Exercise details: Your task is to retype, word for word, the lines from the start of the data through the line holding "plt.rcParams['font.family'] = ['Noto". Do not include the pictures.

Information shown:
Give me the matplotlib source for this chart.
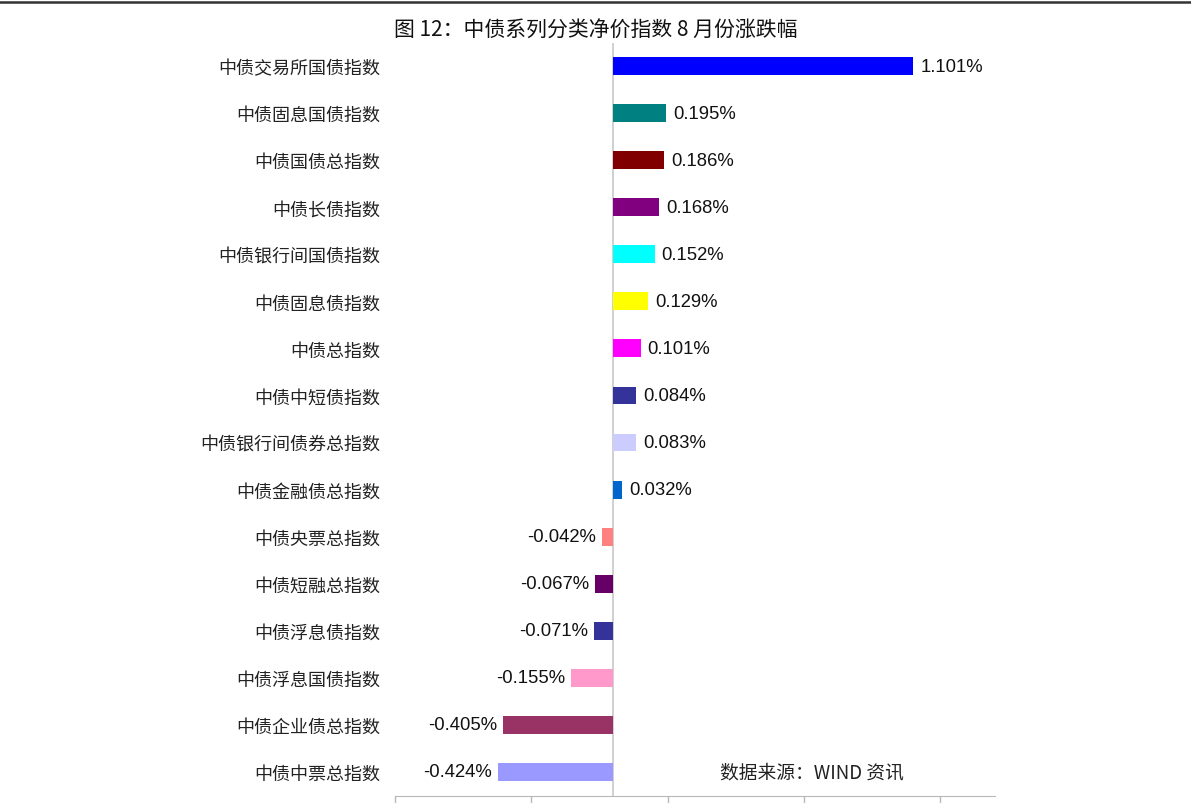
import matplotlib
matplotlib.use("Agg")
import matplotlib.pyplot as plt

plt.rcParams['font.family'] = ['Noto Sans CJK SC', 'DejaVu Sans']

categories = ["中债交易所国债指数", "中债固息国债指数", "中债国债总指数", "中债长债指数",
              "中债银行间国债指数", "中债固息债指数", "中债总指数", "中债中短债指数",
              "中债银行间债券总指数", "中债金融债总指数", "中债央票总指数", "中债短融总指数",
              "中债浮息债指数", "中债浮息国债指数", "中债企业债总指数", "中债中票总指数"]
values = [1.101, 0.195, 0.186, 0.168, 0.152, 0.129, 0.101, 0.084,
          0.083, 0.032, -0.042, -0.067, -0.071, -0.155, -0.405, -0.424]
colors = ["#0000FF", "#008080", "#800000", "#800080", "#00FFFF", "#FFFF00", "#FF00FF", "#333399",
          "#CCCCFF", "#0066CC", "#FF8080", "#660066", "#333399", "#FF99CC", "#993366", "#9999FF"]
xticks = [-0.8, -0.3, 0.2, 0.7, 1.2]
title = "图 12：中债系列分类净价指数 8 月份涨跌幅"
source = "数据来源：WIND 资讯"

fig = plt.figure(figsize=(11.91, 8.04), dpi=100)
ax = fig.add_axes([395/1191, 1 - 796.5/804, 600/1191, 753/804])

ypos = list(range(len(categories)))
ax.barh(ypos, values, height=0.38, color=colors)
ax.set_xlim(-0.8, 1.4)
ax.set_ylim(len(categories) - 0.5, -0.5)

for y, v in zip(ypos, values):
    if v >= 0:
        ax.annotate(f"{v:.3f}%", (v, y), xytext=(5, 0), textcoords="offset points",
                    ha="left", va="center", fontsize=13.3, family="Liberation Sans", color="#111")
    else:
        ax.annotate(f"{v:.3f}%", (v, y), xytext=(-4, 0), textcoords="offset points",
                    ha="right", va="center", fontsize=13.3, family="Liberation Sans", color="#111")

ax.set_yticks(ypos)
ax.set_yticklabels(categories, fontsize=13, color="#222")
ax.tick_params(axis="y", length=0, pad=10.5)
ax.set_xticks(xticks)
ax.set_xticklabels([])
ax.tick_params(axis="x", length=6, color="#b8b8b8", width=1)

for s in ["top", "right", "left"]:
    ax.spines[s].set_visible(False)
ax.spines["bottom"].set_color("#b8b8b8")
ax.axvline(0, color="#c8c8c8", lw=1.2, zorder=0)

fig.text(596/1191, 1 - 31/804, title, ha="center", va="center", fontsize=15, color="#111")
fig.text(812/1191, 1 - 773/804, source, ha="center", va="center", fontsize=13.5, color="#222")
fig.add_artist(plt.Line2D([0, 1], [1 - 3/804, 1 - 3/804], color="#333", lw=1.8,
                          transform=fig.transFigure))

fig.savefig("out.png", dpi=100)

Right answer:
Give me the matplotlib source for this chart.
import matplotlib
matplotlib.use("Agg")
import matplotlib.pyplot as plt

plt.rcParams['font.family'] = ['Noto Sans CJK SC', 'DejaVu Sans']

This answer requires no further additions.